─── DATASET CONTENT ───

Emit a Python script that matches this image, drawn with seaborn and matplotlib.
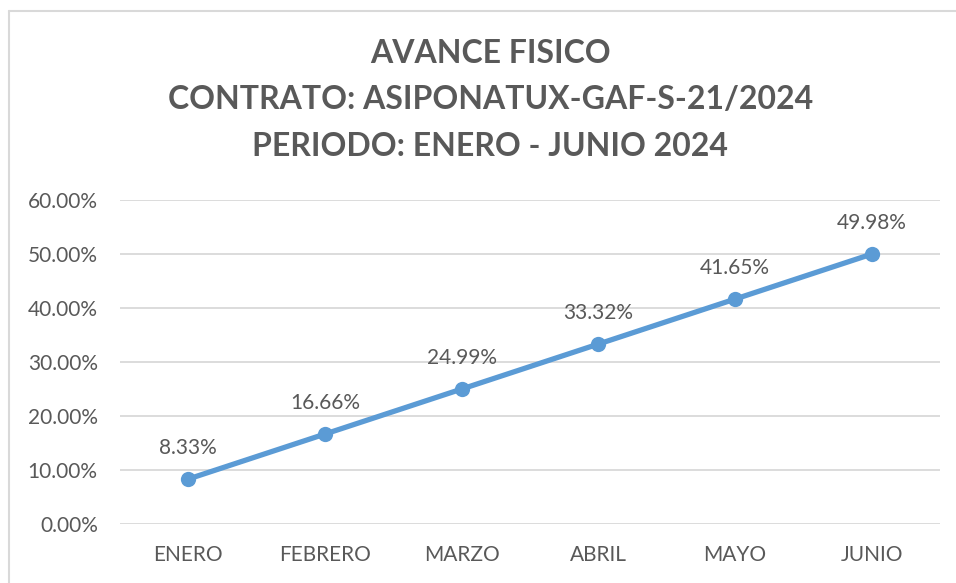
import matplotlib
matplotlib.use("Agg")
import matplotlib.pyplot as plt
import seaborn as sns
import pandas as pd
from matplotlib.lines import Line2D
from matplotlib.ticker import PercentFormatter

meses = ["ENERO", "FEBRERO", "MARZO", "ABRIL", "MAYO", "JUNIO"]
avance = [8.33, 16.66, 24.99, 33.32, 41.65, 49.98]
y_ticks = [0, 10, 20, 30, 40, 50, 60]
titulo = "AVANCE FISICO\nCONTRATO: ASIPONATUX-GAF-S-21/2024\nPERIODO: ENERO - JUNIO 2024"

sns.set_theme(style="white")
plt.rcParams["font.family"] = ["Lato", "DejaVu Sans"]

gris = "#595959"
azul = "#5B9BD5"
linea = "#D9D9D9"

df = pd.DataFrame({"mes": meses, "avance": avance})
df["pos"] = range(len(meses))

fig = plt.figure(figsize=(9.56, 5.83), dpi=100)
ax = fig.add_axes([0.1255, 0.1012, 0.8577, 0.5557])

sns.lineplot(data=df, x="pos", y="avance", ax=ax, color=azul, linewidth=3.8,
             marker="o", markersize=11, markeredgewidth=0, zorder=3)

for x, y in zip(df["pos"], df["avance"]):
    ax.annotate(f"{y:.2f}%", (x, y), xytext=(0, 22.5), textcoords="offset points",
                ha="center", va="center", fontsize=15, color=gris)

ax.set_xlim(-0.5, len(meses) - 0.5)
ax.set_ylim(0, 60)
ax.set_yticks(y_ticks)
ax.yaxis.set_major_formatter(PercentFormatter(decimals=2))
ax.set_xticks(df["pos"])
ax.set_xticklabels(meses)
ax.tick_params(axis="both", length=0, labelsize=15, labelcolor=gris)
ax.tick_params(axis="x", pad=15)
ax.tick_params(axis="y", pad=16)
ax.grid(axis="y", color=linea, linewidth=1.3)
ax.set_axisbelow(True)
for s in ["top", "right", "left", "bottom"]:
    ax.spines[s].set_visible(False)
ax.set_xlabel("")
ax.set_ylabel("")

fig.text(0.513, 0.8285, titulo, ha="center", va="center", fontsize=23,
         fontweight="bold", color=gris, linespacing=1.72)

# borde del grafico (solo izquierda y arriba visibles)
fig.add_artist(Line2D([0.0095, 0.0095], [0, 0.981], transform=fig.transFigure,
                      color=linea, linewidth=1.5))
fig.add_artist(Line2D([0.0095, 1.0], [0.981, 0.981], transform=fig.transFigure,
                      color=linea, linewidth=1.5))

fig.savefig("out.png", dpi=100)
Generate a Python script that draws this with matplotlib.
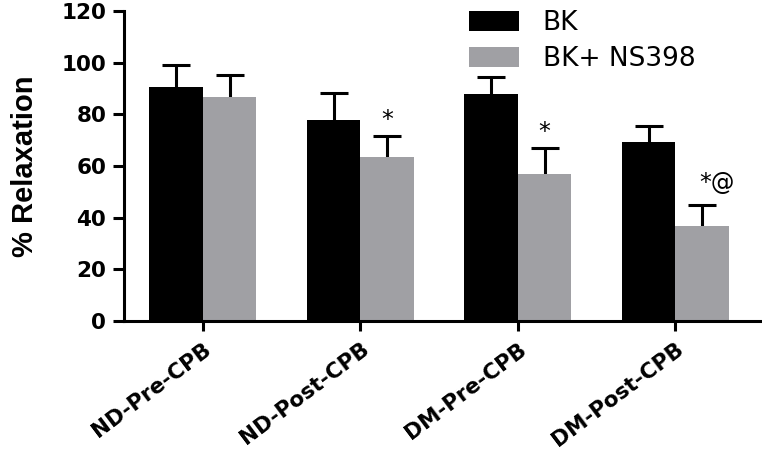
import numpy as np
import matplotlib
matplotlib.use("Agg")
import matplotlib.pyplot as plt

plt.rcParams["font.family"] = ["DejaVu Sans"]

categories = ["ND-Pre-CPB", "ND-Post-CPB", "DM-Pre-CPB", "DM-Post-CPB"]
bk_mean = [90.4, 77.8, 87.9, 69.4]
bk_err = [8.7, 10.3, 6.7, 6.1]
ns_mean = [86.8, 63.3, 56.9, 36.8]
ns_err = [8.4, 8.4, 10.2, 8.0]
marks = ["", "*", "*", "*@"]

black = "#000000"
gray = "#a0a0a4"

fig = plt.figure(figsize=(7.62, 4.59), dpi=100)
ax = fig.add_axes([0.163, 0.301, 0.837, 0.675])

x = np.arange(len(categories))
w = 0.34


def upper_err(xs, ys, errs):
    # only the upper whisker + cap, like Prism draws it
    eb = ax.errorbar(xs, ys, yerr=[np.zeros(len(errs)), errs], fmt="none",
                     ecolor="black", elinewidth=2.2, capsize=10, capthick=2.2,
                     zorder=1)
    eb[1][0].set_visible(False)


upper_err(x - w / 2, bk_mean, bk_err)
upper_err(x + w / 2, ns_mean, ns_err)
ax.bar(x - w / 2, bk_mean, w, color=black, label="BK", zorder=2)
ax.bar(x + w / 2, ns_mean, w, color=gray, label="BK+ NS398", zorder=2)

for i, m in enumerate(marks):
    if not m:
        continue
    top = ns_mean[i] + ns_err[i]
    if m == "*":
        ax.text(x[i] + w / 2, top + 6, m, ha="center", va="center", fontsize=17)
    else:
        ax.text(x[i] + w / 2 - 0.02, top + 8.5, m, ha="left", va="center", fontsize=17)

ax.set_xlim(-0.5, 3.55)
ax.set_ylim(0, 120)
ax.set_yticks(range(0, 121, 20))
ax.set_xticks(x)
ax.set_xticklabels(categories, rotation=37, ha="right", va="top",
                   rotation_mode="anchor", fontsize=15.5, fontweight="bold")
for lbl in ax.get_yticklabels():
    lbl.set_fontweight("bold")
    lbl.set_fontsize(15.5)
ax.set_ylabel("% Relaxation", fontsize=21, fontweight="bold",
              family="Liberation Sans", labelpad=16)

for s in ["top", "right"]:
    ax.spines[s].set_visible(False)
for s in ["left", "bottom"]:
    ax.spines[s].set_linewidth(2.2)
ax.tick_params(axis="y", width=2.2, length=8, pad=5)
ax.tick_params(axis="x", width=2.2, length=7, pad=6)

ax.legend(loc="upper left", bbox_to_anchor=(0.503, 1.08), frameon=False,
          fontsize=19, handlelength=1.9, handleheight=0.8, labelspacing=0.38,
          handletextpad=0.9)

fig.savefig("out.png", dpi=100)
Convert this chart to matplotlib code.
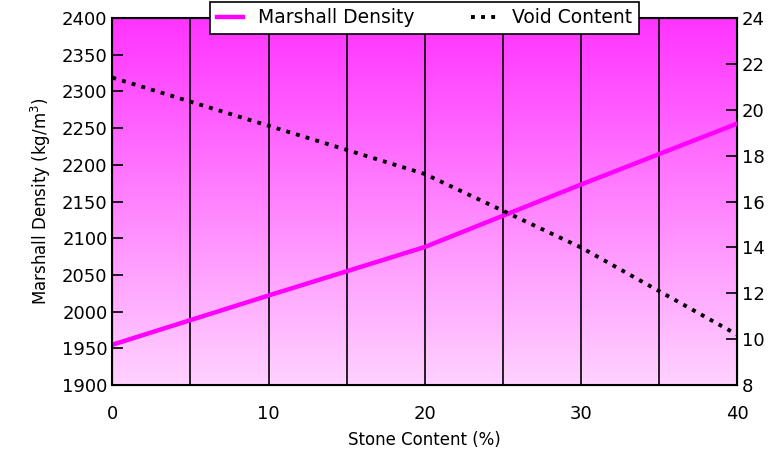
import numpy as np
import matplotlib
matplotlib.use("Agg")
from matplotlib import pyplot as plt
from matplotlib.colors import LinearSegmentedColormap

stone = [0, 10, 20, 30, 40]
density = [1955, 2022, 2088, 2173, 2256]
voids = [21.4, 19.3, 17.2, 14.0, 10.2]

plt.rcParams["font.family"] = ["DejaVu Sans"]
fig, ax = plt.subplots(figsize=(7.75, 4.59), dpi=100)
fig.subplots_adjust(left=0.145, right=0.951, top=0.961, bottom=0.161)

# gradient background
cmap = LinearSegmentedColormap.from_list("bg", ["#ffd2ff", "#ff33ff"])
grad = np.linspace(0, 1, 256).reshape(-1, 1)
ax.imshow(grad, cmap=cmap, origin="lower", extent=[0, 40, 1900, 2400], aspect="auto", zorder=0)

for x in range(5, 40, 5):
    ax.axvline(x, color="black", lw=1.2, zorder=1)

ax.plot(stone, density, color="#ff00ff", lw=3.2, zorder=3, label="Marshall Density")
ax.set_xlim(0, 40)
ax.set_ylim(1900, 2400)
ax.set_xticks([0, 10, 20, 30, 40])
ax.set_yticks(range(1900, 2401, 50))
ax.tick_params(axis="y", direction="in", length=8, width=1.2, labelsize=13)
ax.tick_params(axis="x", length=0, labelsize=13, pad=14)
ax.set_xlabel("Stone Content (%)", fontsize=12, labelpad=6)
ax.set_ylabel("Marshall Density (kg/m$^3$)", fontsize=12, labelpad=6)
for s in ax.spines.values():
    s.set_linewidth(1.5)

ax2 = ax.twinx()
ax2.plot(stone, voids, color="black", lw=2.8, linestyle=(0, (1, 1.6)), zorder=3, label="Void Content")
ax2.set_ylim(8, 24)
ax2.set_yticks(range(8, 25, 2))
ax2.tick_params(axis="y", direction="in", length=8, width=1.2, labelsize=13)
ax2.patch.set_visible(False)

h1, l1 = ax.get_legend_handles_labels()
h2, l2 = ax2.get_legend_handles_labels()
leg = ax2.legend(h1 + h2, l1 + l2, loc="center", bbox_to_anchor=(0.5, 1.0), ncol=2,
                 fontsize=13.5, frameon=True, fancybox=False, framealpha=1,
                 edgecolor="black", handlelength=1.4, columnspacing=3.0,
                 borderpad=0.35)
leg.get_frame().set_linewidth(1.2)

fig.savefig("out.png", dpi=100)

───

WRITTEN TASK » Repeat the data exactly in full, omitting its pictures.

THE ANSWER »
Emit a Python script that matches this image, drawn with seaborn and matplotlib.
import matplotlib
matplotlib.use("Agg")
import matplotlib.pyplot as plt
import seaborn as sns
import pandas as pd
from matplotlib.lines import Line2D
from matplotlib.ticker import PercentFormatter

meses = ["ENERO", "FEBRERO", "MARZO", "ABRIL", "MAYO", "JUNIO"]
avance = [8.33, 16.66, 24.99, 33.32, 41.65, 49.98]
y_ticks = [0, 10, 20, 30, 40, 50, 60]
titulo = "AVANCE FISICO\nCONTRATO: ASIPONATUX-GAF-S-21/2024\nPERIODO: ENERO - JUNIO 2024"

sns.set_theme(style="white")
plt.rcParams["font.family"] = ["Lato", "DejaVu Sans"]

gris = "#595959"
azul = "#5B9BD5"
linea = "#D9D9D9"

df = pd.DataFrame({"mes": meses, "avance": avance})
df["pos"] = range(len(meses))

fig = plt.figure(figsize=(9.56, 5.83), dpi=100)
ax = fig.add_axes([0.1255, 0.1012, 0.8577, 0.5557])

sns.lineplot(data=df, x="pos", y="avance", ax=ax, color=azul, linewidth=3.8,
             marker="o", markersize=11, markeredgewidth=0, zorder=3)

for x, y in zip(df["pos"], df["avance"]):
    ax.annotate(f"{y:.2f}%", (x, y), xytext=(0, 22.5), textcoords="offset points",
                ha="center", va="center", fontsize=15, color=gris)

ax.set_xlim(-0.5, len(meses) - 0.5)
ax.set_ylim(0, 60)
ax.set_yticks(y_ticks)
ax.yaxis.set_major_formatter(PercentFormatter(decimals=2))
ax.set_xticks(df["pos"])
ax.set_xticklabels(meses)
ax.tick_params(axis="both", length=0, labelsize=15, labelcolor=gris)
ax.tick_params(axis="x", pad=15)
ax.tick_params(axis="y", pad=16)
ax.grid(axis="y", color=linea, linewidth=1.3)
ax.set_axisbelow(True)
for s in ["top", "right", "left", "bottom"]:
    ax.spines[s].set_visible(False)
ax.set_xlabel("")
ax.set_ylabel("")

fig.text(0.513, 0.8285, titulo, ha="center", va="center", fontsize=23,
         fontweight="bold", color=gris, linespacing=1.72)

# borde del grafico (solo izquierda y arriba visibles)
fig.add_artist(Line2D([0.0095, 0.0095], [0, 0.981], transform=fig.transFigure,
                      color=linea, linewidth=1.5))
fig.add_artist(Line2D([0.0095, 1.0], [0.981, 0.981], transform=fig.transFigure,
                      color=linea, linewidth=1.5))

fig.savefig("out.png", dpi=100)
Generate a Python script that draws this with matplotlib.
import numpy as np
import matplotlib
matplotlib.use("Agg")
import matplotlib.pyplot as plt

plt.rcParams["font.family"] = ["DejaVu Sans"]

categories = ["ND-Pre-CPB", "ND-Post-CPB", "DM-Pre-CPB", "DM-Post-CPB"]
bk_mean = [90.4, 77.8, 87.9, 69.4]
bk_err = [8.7, 10.3, 6.7, 6.1]
ns_mean = [86.8, 63.3, 56.9, 36.8]
ns_err = [8.4, 8.4, 10.2, 8.0]
marks = ["", "*", "*", "*@"]

black = "#000000"
gray = "#a0a0a4"

fig = plt.figure(figsize=(7.62, 4.59), dpi=100)
ax = fig.add_axes([0.163, 0.301, 0.837, 0.675])

x = np.arange(len(categories))
w = 0.34


def upper_err(xs, ys, errs):
    # only the upper whisker + cap, like Prism draws it
    eb = ax.errorbar(xs, ys, yerr=[np.zeros(len(errs)), errs], fmt="none",
                     ecolor="black", elinewidth=2.2, capsize=10, capthick=2.2,
                     zorder=1)
    eb[1][0].set_visible(False)


upper_err(x - w / 2, bk_mean, bk_err)
upper_err(x + w / 2, ns_mean, ns_err)
ax.bar(x - w / 2, bk_mean, w, color=black, label="BK", zorder=2)
ax.bar(x + w / 2, ns_mean, w, color=gray, label="BK+ NS398", zorder=2)

for i, m in enumerate(marks):
    if not m:
        continue
    top = ns_mean[i] + ns_err[i]
    if m == "*":
        ax.text(x[i] + w / 2, top + 6, m, ha="center", va="center", fontsize=17)
    else:
        ax.text(x[i] + w / 2 - 0.02, top + 8.5, m, ha="left", va="center", fontsize=17)

ax.set_xlim(-0.5, 3.55)
ax.set_ylim(0, 120)
ax.set_yticks(range(0, 121, 20))
ax.set_xticks(x)
ax.set_xticklabels(categories, rotation=37, ha="right", va="top",
                   rotation_mode="anchor", fontsize=15.5, fontweight="bold")
for lbl in ax.get_yticklabels():
    lbl.set_fontweight("bold")
    lbl.set_fontsize(15.5)
ax.set_ylabel("% Relaxation", fontsize=21, fontweight="bold",
              family="Liberation Sans", labelpad=16)

for s in ["top", "right"]:
    ax.spines[s].set_visible(False)
for s in ["left", "bottom"]:
    ax.spines[s].set_linewidth(2.2)
ax.tick_params(axis="y", width=2.2, length=8, pad=5)
ax.tick_params(axis="x", width=2.2, length=7, pad=6)

ax.legend(loc="upper left", bbox_to_anchor=(0.503, 1.08), frameon=False,
          fontsize=19, handlelength=1.9, handleheight=0.8, labelspacing=0.38,
          handletextpad=0.9)

fig.savefig("out.png", dpi=100)
Convert this chart to matplotlib code.
import numpy as np
import matplotlib
matplotlib.use("Agg")
from matplotlib import pyplot as plt
from matplotlib.colors import LinearSegmentedColormap

stone = [0, 10, 20, 30, 40]
density = [1955, 2022, 2088, 2173, 2256]
voids = [21.4, 19.3, 17.2, 14.0, 10.2]

plt.rcParams["font.family"] = ["DejaVu Sans"]
fig, ax = plt.subplots(figsize=(7.75, 4.59), dpi=100)
fig.subplots_adjust(left=0.145, right=0.951, top=0.961, bottom=0.161)

# gradient background
cmap = LinearSegmentedColormap.from_list("bg", ["#ffd2ff", "#ff33ff"])
grad = np.linspace(0, 1, 256).reshape(-1, 1)
ax.imshow(grad, cmap=cmap, origin="lower", extent=[0, 40, 1900, 2400], aspect="auto", zorder=0)

for x in range(5, 40, 5):
    ax.axvline(x, color="black", lw=1.2, zorder=1)

ax.plot(stone, density, color="#ff00ff", lw=3.2, zorder=3, label="Marshall Density")
ax.set_xlim(0, 40)
ax.set_ylim(1900, 2400)
ax.set_xticks([0, 10, 20, 30, 40])
ax.set_yticks(range(1900, 2401, 50))
ax.tick_params(axis="y", direction="in", length=8, width=1.2, labelsize=13)
ax.tick_params(axis="x", length=0, labelsize=13, pad=14)
ax.set_xlabel("Stone Content (%)", fontsize=12, labelpad=6)
ax.set_ylabel("Marshall Density (kg/m$^3$)", fontsize=12, labelpad=6)
for s in ax.spines.values():
    s.set_linewidth(1.5)

ax2 = ax.twinx()
ax2.plot(stone, voids, color="black", lw=2.8, linestyle=(0, (1, 1.6)), zorder=3, label="Void Content")
ax2.set_ylim(8, 24)
ax2.set_yticks(range(8, 25, 2))
ax2.tick_params(axis="y", direction="in", length=8, width=1.2, labelsize=13)
ax2.patch.set_visible(False)

h1, l1 = ax.get_legend_handles_labels()
h2, l2 = ax2.get_legend_handles_labels()
leg = ax2.legend(h1 + h2, l1 + l2, loc="center", bbox_to_anchor=(0.5, 1.0), ncol=2,
                 fontsize=13.5, frameon=True, fancybox=False, framealpha=1,
                 edgecolor="black", handlelength=1.4, columnspacing=3.0,
                 borderpad=0.35)
leg.get_frame().set_linewidth(1.2)

fig.savefig("out.png", dpi=100)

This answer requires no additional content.